As rich as the musical world of Ki moun ou ye is, it's but one part of the musical firmament Joachim inhabits. Wearing her composer hat, she writes for orchestras, chamber and vocal ensembles, and dance and theatre groups and has created works for companies as diverse as the St. Louis Symphony, So Percussion, Roomful of Teeth, and Imani Winds. For many years she was the flutist in Eighth Blackbird, and there's an academic side to Joachim too, as evidenced by this Juilliard School alumnus's Assistant Professor of Composition title at Princeton University.
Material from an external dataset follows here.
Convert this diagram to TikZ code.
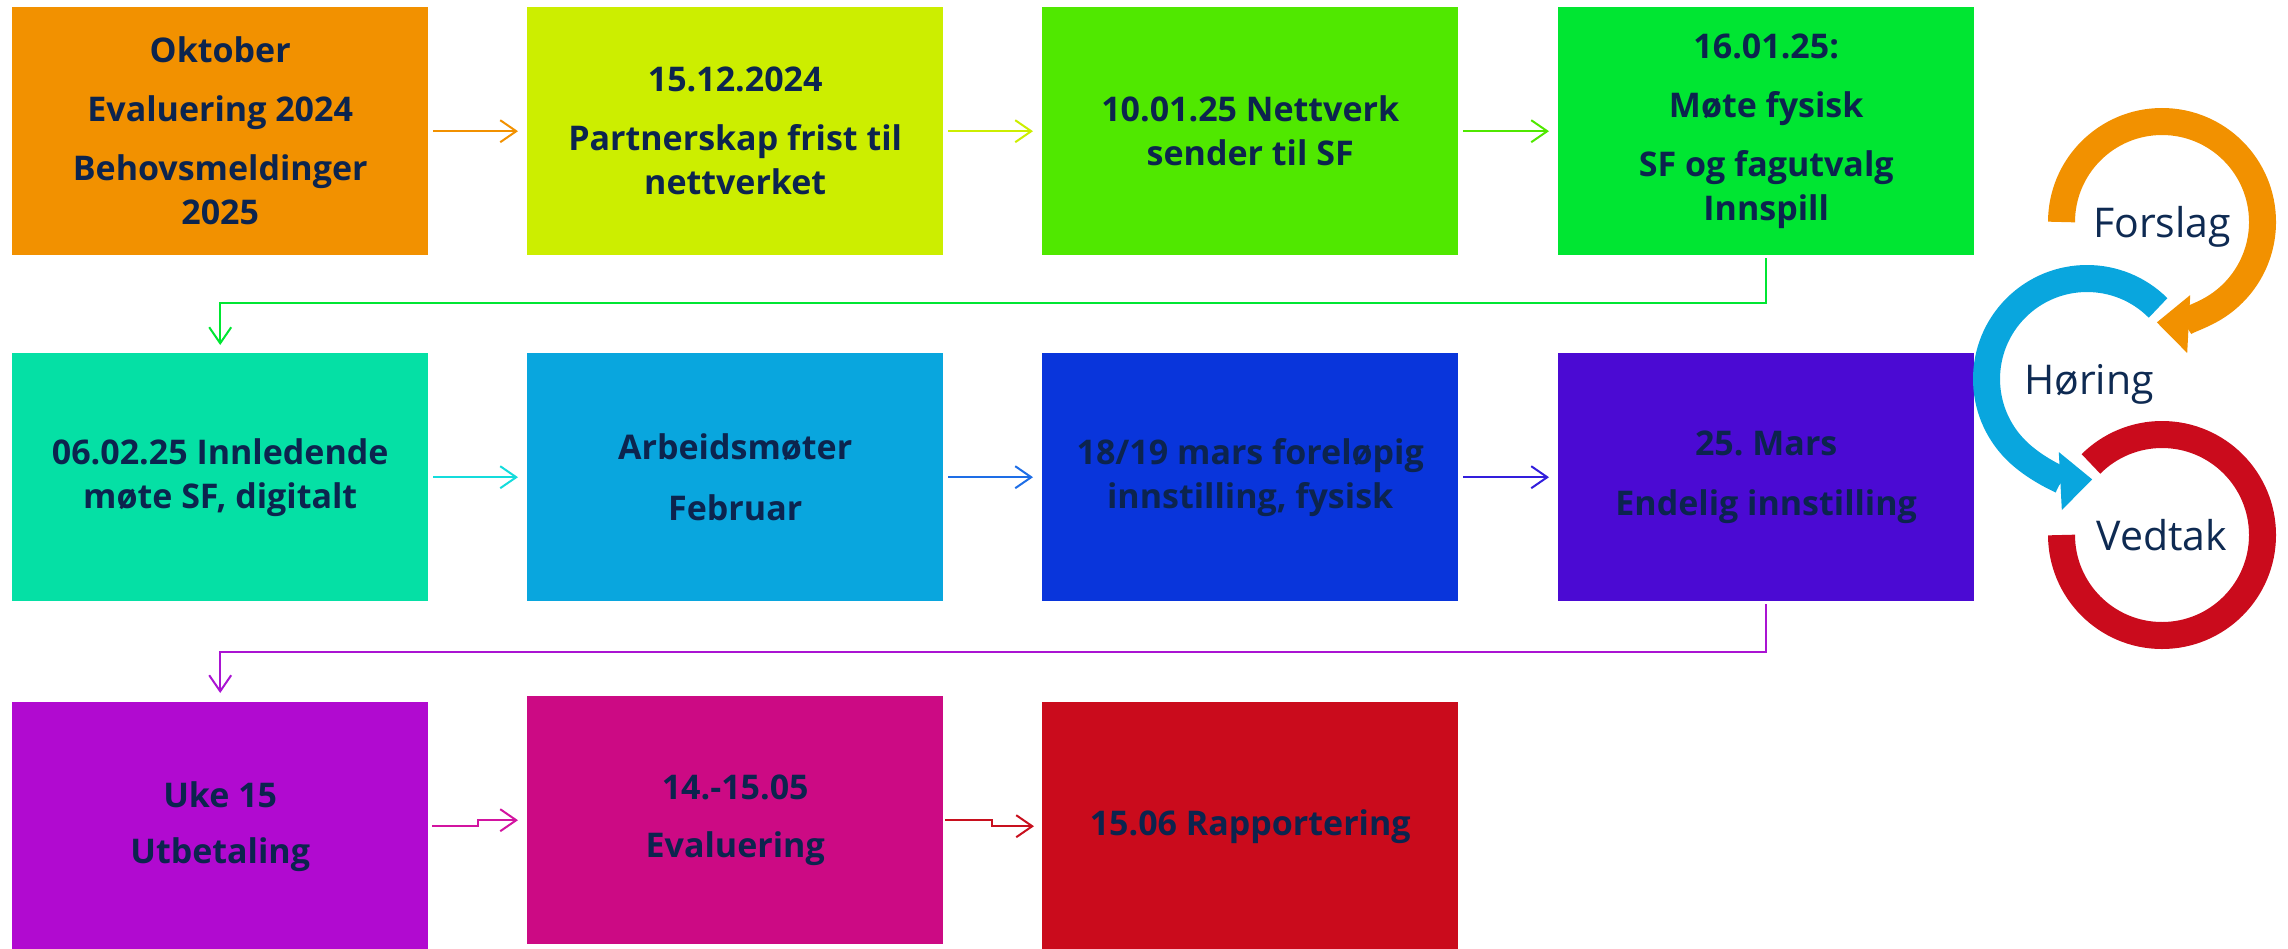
\documentclass[tikz,border=0pt]{standalone}
\usepackage{fontspec}
\setmainfont{Open Sans}
\frenchspacing
\usetikzlibrary{arrows.meta}
\definecolor{txt}{RGB}{12,36,78}
\definecolor{lbl}{RGB}{14,42,82}
\definecolor{c1}{RGB}{242,145,0}
\definecolor{c2}{RGB}{204,238,0}
\definecolor{c3}{RGB}{80,232,0}
\definecolor{c4}{RGB}{0,230,50}
\definecolor{c5}{RGB}{5,224,165}
\definecolor{c6}{RGB}{9,166,222}
\definecolor{c7}{RGB}{9,53,219}
\definecolor{c8}{RGB}{75,10,211}
\definecolor{c9}{RGB}{177,10,208}
\definecolor{c10}{RGB}{204,10,132}
\definecolor{c11}{RGB}{202,11,28}
\definecolor{a5}{RGB}{20,220,220}
\definecolor{a6}{RGB}{30,110,230}
\definecolor{a7}{RGB}{50,30,220}
\definecolor{e2}{RGB}{170,20,210}
\definecolor{a9}{RGB}{210,20,160}
\definecolor{a10}{RGB}{200,16,30}
\begin{document}
\begin{tikzpicture}[x=1pt,y=1pt,
  box/.style={fill=#1, draw=none, minimum width=416pt, minimum height=248pt,
    inner sep=0pt, align=center, text=txt, anchor=north west,
    font=\fontsize{34}{44}\selectfont\bfseries},
  conn/.style={draw=#1, line width=2pt, -{Straight Barb[length=16pt,width=22pt]}},
  ring/.style={draw=#1, line width=27pt},
  ringtip/.style={-{Triangle[length=32pt,width=56pt]}},
  clabel/.style={anchor=base, text=lbl, font=\fontsize{41}{48}\selectfont}
]
\useasboundingbox (0,0) rectangle (2288,-948);

% row 1
\node[box=c1] (b1) at (12,-7) {Oktober\\[15pt]Evaluering 2024\\[15pt]Behovsmeldinger\\2025};
\node[box=c2] (b2) at (527,-7) {15.12.2024\\[15pt]Partnerskap frist til\\nettverket};
\node[box=c3] (b3) at (1042,-7) {10.01.25 Nettverk\\sender til SF};
\node[box=c4] (b4) at (1558,-7) {16.01.25:\\[15pt]Møte fysisk\\[15pt]SF og fagutvalg\\Innspill};
% row 2
\node[box=c5] (b5) at (12,-353) {06.02.25 Innledende\\møte SF, digitalt};
\node[box=c6] (b6) at (527,-353) {Arbeidsmøter\\[17pt]Februar};
\node[box=c7] (b7) at (1042,-353) {18/19 mars foreløpig\\innstilling, fysisk};
\node[box=c8] (b8) at (1558,-353) {25. Mars\\[16pt]Endelig innstilling};
% row 3
\node[box=c9] (b9) at (12,-702) {Uke 15\\[12pt]Utbetaling};
\node[box=c10] (b10) at (527,-696) {14.-15.05\\[14pt]Evaluering};
\node[box=c11] (b11) at (1042,-702) {15.06 Rapportering};

% connectors
\draw[conn=c1] ([xshift=5pt]b1.east) -- ([xshift=-9pt]b2.west);
\draw[conn=c2] ([xshift=5pt]b2.east) -- ([xshift=-9pt]b3.west);
\draw[conn=c3] ([xshift=5pt]b3.east) -- ([xshift=-9pt]b4.west);
\draw[conn=c4] ([yshift=-3pt]b4.south) -- ([yshift=-48pt]b4.south) -| ([yshift=8pt]b5.north);
\draw[conn=a5] ([xshift=5pt]b5.east) -- ([xshift=-9pt]b6.west);
\draw[conn=a6] ([xshift=5pt]b6.east) -- ([xshift=-9pt]b7.west);
\draw[conn=a7] ([xshift=5pt]b7.east) -- ([xshift=-9pt]b8.west);
\draw[conn=e2] ([yshift=-3pt]b8.south) -- ([yshift=-51pt]b8.south) -| ([yshift=9pt]b9.north);
\draw[conn=a9] ([xshift=4pt]b9.east) -- ++(46,0) |- ([xshift=-9pt]b10.west);
\draw[conn=a10] ([xshift=2pt]b10.east) -- ++(47,0) |- ([xshift=-8pt]b11.west);

% cycle on the right
\coordinate (oc) at (2162,-222);
\coordinate (bc) at (2087,-379);
\coordinate (rc) at (2162,-535);
\draw[ring=c11] (rc) ++(180:100.5) arc[start angle=180, end angle=495, radius=100.5];
\draw[ring=c6, ringtip] (bc) ++(45:100.5) arc[start angle=45, end angle=273, radius=100.5];
\draw[ring=c1, ringtip] (oc) ++(180:100.5) arc[start angle=180, end angle=-93, radius=100.5];

\node[clabel] (forslag) at (2162,-237) {Forslag};
\node[clabel] (horing) at (2089,-394) {Høring};
\node[clabel] (vedtak) at (2162,-550) {Vedtak};
\end{tikzpicture}
\end{document}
The title track makes for a perfect entry-point when on a purely sonic level it's so riveting. Through a glitchy, stutter-funk haze, Joachim's roaring voice pairs with a fabulously skittering pulse by Treuting and lustrous bowings by Lam. The song's urgent drive and swirling flutes unite with mournful vocal expressions to produce a setting that's both mesmerizing and rapturous. As beguiling is “Nan kò mwen” for its coupling of Treuting's swinging funk pulse and Joachim's terrific singing. Though she describes the track as angry (attested to by lyrics such as “What I feel inside my body I don't want to feel anymore”), there's no denying ecstatic thrust's in play too. Calling it her “summertime sunshine song,” “Renmen m plis” sees her multi-tracked voice gloriously soaring over a base of crisp drum shuffles. Lam's greatest star turn arrives on “Kanpe anba solèy,” a gorgeous folk lament that couples Joachim's affecting vocal expression with plaintive string voicings. The beauty of her singing distinguishes many a track, from the heartfelt melancholy of “Kouti yo” to the gratitude that permeates “Kenbe m.”

By the time the eighth piece, “Ti nèg,” arrives, the album's template of drums, vocals, flute, strings, and electronics is well-established, yet it's no less striking for having become familiar. Two instrumentals of differing character also materialize, “Fil” a lovely if brief chamber exercise featuring flute and strings and the haunting “Nwa” its dark percussion-and-flute alter ego. Only three performers appear on the recording (not including the singer's grandmother, Ipheta Fortuma, whose voice surfaces in “Kenbe m”), but on her follow-up to 2019's Fanm d'Ayiti Joachim, abetted by her instrumental partners, conjures a dazzling universe of deep feeling and aural splendour.